## MATERIAL PROVIDED

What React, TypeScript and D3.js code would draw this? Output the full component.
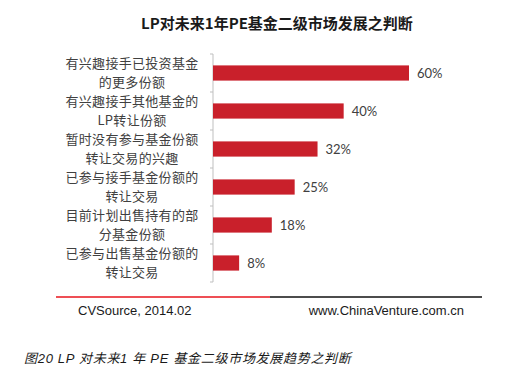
import * as d3 from "d3";

const categories = [
  ["有兴趣接手已投资基金", "的更多份额"],
  ["有兴趣接手其他基金的", "LP转让份额"],
  ["暂时没有参与基金份额", "转让交易的兴趣"],
  ["已参与接手基金份额的", "转让交易"],
  ["目前计划出售持有的部", "分基金份额"],
  ["已参与出售基金份额的", "转让交易"],
];
const values = [0.6, 0.4, 0.32, 0.25, 0.18, 0.08];
const valueLabels = ["60%", "40%", "32%", "25%", "18%", "8%"];

const title = "LP对未来1年PE基金二级市场发展之判断";
const sourceText = "CVSource, 2014.02";
const siteText = "www.ChinaVenture.com.cn";
const caption = "图20 LP 对未来1 年 PE 基金二级市场发展趋势之判断";

const width = 525;
const height = 392;
const axisX = 213;
const cjk = '"Noto Sans CJK SC", "Noto Sans", sans-serif';
const latin = 'Lato, "Noto Sans CJK SC", sans-serif';

export default function App() {
  const keys = categories.map((c) => c.join(""));

  const xScale = d3.scaleLinear().domain([0, 0.6]).range([0, 196]);
  const yScale = d3
    .scaleBand()
    .domain(keys)
    .range([54, 282])
    .paddingInner(0.6)
    .paddingOuter(0.3);

  const step = yScale.step();
  const tickYs = d3.range(keys.length + 1).map((i) => 54 + i * step);

  return (
    <div style={{ position: "fixed", left: 0, top: 0, background: "#fff" }}>
      <svg width={width} height={height}>
        <rect width={width} height={height} fill="#fff" />

        {/* titre */}
        <text
          x={277}
          y={24}
          dy="0.35em"
          textAnchor="middle"
          fontFamily={cjk}
          fontWeight="bold"
          fontSize={15}
          fill="#1a1a1a"
        >
          {title}
        </text>

        {/* axe */}
        <line x1={axisX} x2={axisX} y1={54} y2={282} stroke="#bfbfbf" />
        {tickYs.map((y) => (
          <line
            key={y}
            x1={axisX - 3}
            x2={axisX}
            y1={y}
            y2={y}
            stroke="#bfbfbf"
          />
        ))}

        {categories.map((lines, i) => {
          const key = keys[i];
          const y0 = yScale(key) || 0;
          const bh = yScale.bandwidth();
          const cy = y0 + bh / 2;
          const w = xScale(values[i]);
          return (
            <g key={key}>
              <text
                x={132}
                textAnchor="middle"
                fontFamily={cjk}
                fontSize={13}
                letterSpacing={0.3}
                fill="#404040"
              >
                <tspan x={132} y={cy - 9.5} dy="0.35em">
                  {lines[0]}
                </tspan>
                <tspan x={132} y={cy + 9.5} dy="0.35em">
                  {lines[1]}
                </tspan>
              </text>
              <rect
                x={axisX}
                y={y0}
                width={w}
                height={bh}
                fill="#c9202b"
              />
              <text
                x={axisX + w + 8}
                y={cy}
                dy="0.35em"
                fontFamily={latin}
                fontSize={13}
                fill="#404040"
              >
                {valueLabels[i]}
              </text>
            </g>
          );
        })}

        {/* pied */}
        <line x1={56} x2={270} y1={297} y2={297} stroke="#e8141c" strokeWidth={1.5} />
        <line x1={270} x2={482} y1={297} y2={297} stroke="#111" strokeWidth={1.5} />
        <text
          x={78}
          y={310}
          dy="0.35em"
          fontFamily='"Liberation Sans", Arial, sans-serif'
          fontSize={13}
          fill="#1a1a1a"
        >
          {sourceText}
        </text>
        <text
          x={464}
          y={310}
          dy="0.35em"
          textAnchor="end"
          fontFamily='"Liberation Sans", Arial, sans-serif'
          fontSize={13}
          fill="#1a1a1a"
        >
          {siteText}
        </text>

        <text
          x={24}
          y={358}
          dy="0.35em"
          fontFamily='"Liberation Sans", "Noto Sans CJK SC", sans-serif'
          fontStyle="italic"
          fontSize={13}
          letterSpacing={0.7}
          fill="#1a1a1a"
        >
          {caption}
        </text>
      </svg>
    </div>
  );
}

## WHAT YOU NEED TO DO
Repeat the lines exactly as they stand, from the opening line of the data through the line with "import * as". Pictures stay out of the copy.

## REPLY
What React, TypeScript and D3.js code would draw this? Output the full component.
import * as d3 from "d3";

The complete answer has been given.